» **Source data**

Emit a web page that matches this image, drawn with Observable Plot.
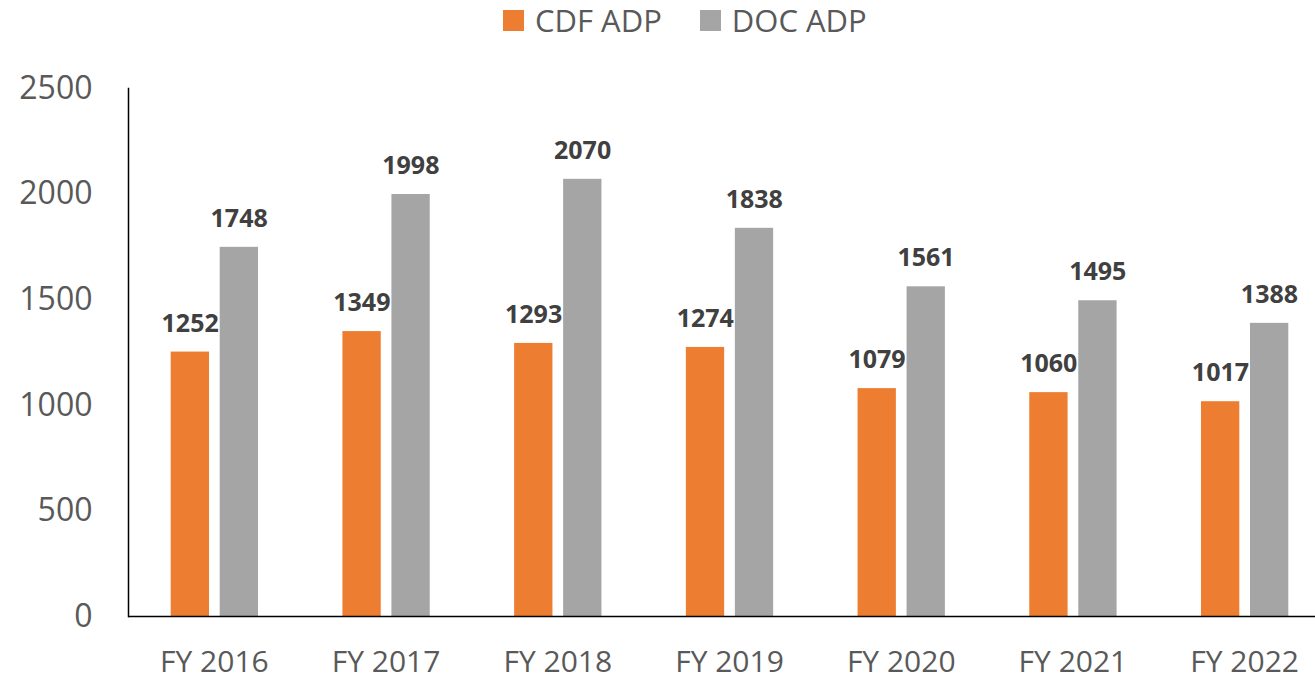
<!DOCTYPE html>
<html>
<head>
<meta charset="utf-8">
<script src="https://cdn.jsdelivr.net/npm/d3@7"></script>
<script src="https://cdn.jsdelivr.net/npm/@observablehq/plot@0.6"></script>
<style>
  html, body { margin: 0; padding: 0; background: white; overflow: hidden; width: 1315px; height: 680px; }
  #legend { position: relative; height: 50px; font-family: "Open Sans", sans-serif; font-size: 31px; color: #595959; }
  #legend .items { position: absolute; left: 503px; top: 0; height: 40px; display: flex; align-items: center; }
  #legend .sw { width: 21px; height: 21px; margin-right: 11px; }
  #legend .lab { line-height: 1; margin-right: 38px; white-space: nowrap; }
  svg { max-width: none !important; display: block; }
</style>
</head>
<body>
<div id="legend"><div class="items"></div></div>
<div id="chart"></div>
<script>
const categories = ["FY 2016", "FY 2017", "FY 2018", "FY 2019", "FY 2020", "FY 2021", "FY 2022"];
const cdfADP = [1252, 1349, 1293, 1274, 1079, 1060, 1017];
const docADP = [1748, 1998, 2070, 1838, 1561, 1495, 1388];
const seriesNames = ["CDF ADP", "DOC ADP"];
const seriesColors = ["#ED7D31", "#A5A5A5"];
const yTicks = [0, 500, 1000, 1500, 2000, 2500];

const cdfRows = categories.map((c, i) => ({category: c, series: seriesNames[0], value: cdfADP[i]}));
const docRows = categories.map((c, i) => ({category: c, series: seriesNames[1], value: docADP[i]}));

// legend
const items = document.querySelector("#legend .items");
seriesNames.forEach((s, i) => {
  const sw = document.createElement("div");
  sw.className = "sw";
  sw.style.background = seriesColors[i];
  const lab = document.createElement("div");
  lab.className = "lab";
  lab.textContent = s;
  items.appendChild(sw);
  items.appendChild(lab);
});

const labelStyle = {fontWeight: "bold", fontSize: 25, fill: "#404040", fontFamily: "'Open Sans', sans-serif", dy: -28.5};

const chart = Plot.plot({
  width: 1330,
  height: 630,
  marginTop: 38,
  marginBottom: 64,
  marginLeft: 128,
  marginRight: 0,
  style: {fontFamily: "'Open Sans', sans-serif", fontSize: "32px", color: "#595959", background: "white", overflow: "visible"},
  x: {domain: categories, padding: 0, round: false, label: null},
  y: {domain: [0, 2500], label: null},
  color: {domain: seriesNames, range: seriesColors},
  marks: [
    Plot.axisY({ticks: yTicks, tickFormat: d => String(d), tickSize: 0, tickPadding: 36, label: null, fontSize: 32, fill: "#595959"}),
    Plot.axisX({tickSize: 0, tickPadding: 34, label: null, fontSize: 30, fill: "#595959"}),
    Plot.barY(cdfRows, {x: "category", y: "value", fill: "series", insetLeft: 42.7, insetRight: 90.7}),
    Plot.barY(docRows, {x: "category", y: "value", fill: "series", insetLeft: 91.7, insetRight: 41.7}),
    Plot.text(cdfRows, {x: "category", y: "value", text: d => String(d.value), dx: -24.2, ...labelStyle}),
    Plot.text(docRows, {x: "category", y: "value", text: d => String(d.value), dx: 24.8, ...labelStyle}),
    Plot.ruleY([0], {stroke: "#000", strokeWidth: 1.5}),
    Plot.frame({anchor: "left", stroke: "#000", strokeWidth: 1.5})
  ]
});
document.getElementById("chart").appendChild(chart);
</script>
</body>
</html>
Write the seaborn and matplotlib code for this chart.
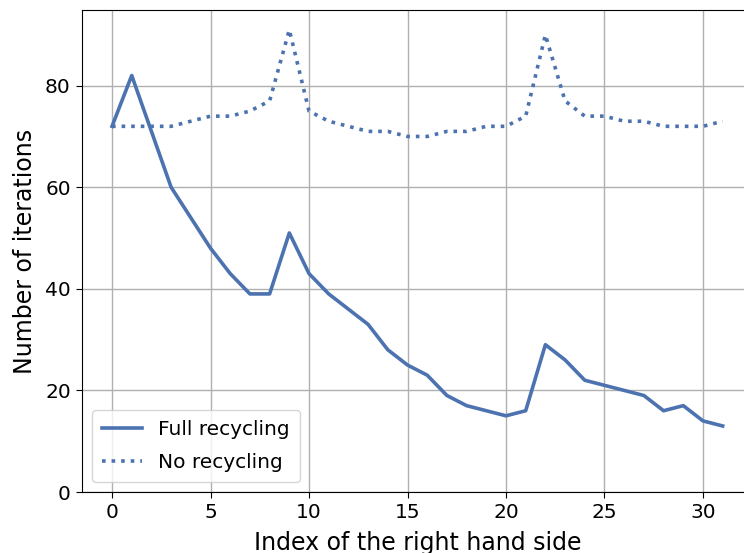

» **Stated exercise**
Reproduce each entry verbatim, excluding any embedded images.

» **Output for this task**
Emit a web page that matches this image, drawn with Observable Plot.
<!DOCTYPE html>
<html>
<head>
<meta charset="utf-8">
<script src="https://cdn.jsdelivr.net/npm/d3@7"></script>
<script src="https://cdn.jsdelivr.net/npm/@observablehq/plot@0.6"></script>
<style>
  html, body { margin: 0; padding: 0; background: white; overflow: hidden; width: 1315px; height: 680px; }
  #legend { position: relative; height: 50px; font-family: "Open Sans", sans-serif; font-size: 31px; color: #595959; }
  #legend .items { position: absolute; left: 503px; top: 0; height: 40px; display: flex; align-items: center; }
  #legend .sw { width: 21px; height: 21px; margin-right: 11px; }
  #legend .lab { line-height: 1; margin-right: 38px; white-space: nowrap; }
  svg { max-width: none !important; display: block; }
</style>
</head>
<body>
<div id="legend"><div class="items"></div></div>
<div id="chart"></div>
<script>
const categories = ["FY 2016", "FY 2017", "FY 2018", "FY 2019", "FY 2020", "FY 2021", "FY 2022"];
const cdfADP = [1252, 1349, 1293, 1274, 1079, 1060, 1017];
const docADP = [1748, 1998, 2070, 1838, 1561, 1495, 1388];
const seriesNames = ["CDF ADP", "DOC ADP"];
const seriesColors = ["#ED7D31", "#A5A5A5"];
const yTicks = [0, 500, 1000, 1500, 2000, 2500];

const cdfRows = categories.map((c, i) => ({category: c, series: seriesNames[0], value: cdfADP[i]}));
const docRows = categories.map((c, i) => ({category: c, series: seriesNames[1], value: docADP[i]}));

// legend
const items = document.querySelector("#legend .items");
seriesNames.forEach((s, i) => {
  const sw = document.createElement("div");
  sw.className = "sw";
  sw.style.background = seriesColors[i];
  const lab = document.createElement("div");
  lab.className = "lab";
  lab.textContent = s;
  items.appendChild(sw);
  items.appendChild(lab);
});

const labelStyle = {fontWeight: "bold", fontSize: 25, fill: "#404040", fontFamily: "'Open Sans', sans-serif", dy: -28.5};

const chart = Plot.plot({
  width: 1330,
  height: 630,
  marginTop: 38,
  marginBottom: 64,
  marginLeft: 128,
  marginRight: 0,
  style: {fontFamily: "'Open Sans', sans-serif", fontSize: "32px", color: "#595959", background: "white", overflow: "visible"},
  x: {domain: categories, padding: 0, round: false, label: null},
  y: {domain: [0, 2500], label: null},
  color: {domain: seriesNames, range: seriesColors},
  marks: [
    Plot.axisY({ticks: yTicks, tickFormat: d => String(d), tickSize: 0, tickPadding: 36, label: null, fontSize: 32, fill: "#595959"}),
    Plot.axisX({tickSize: 0, tickPadding: 34, label: null, fontSize: 30, fill: "#595959"}),
    Plot.barY(cdfRows, {x: "category", y: "value", fill: "series", insetLeft: 42.7, insetRight: 90.7}),
    Plot.barY(docRows, {x: "category", y: "value", fill: "series", insetLeft: 91.7, insetRight: 41.7}),
    Plot.text(cdfRows, {x: "category", y: "value", text: d => String(d.value), dx: -24.2, ...labelStyle}),
    Plot.text(docRows, {x: "category", y: "value", text: d => String(d.value), dx: 24.8, ...labelStyle}),
    Plot.ruleY([0], {stroke: "#000", strokeWidth: 1.5}),
    Plot.frame({anchor: "left", stroke: "#000", strokeWidth: 1.5})
  ]
});
document.getElementById("chart").appendChild(chart);
</script>
</body>
</html>
Write the seaborn and matplotlib code for this chart.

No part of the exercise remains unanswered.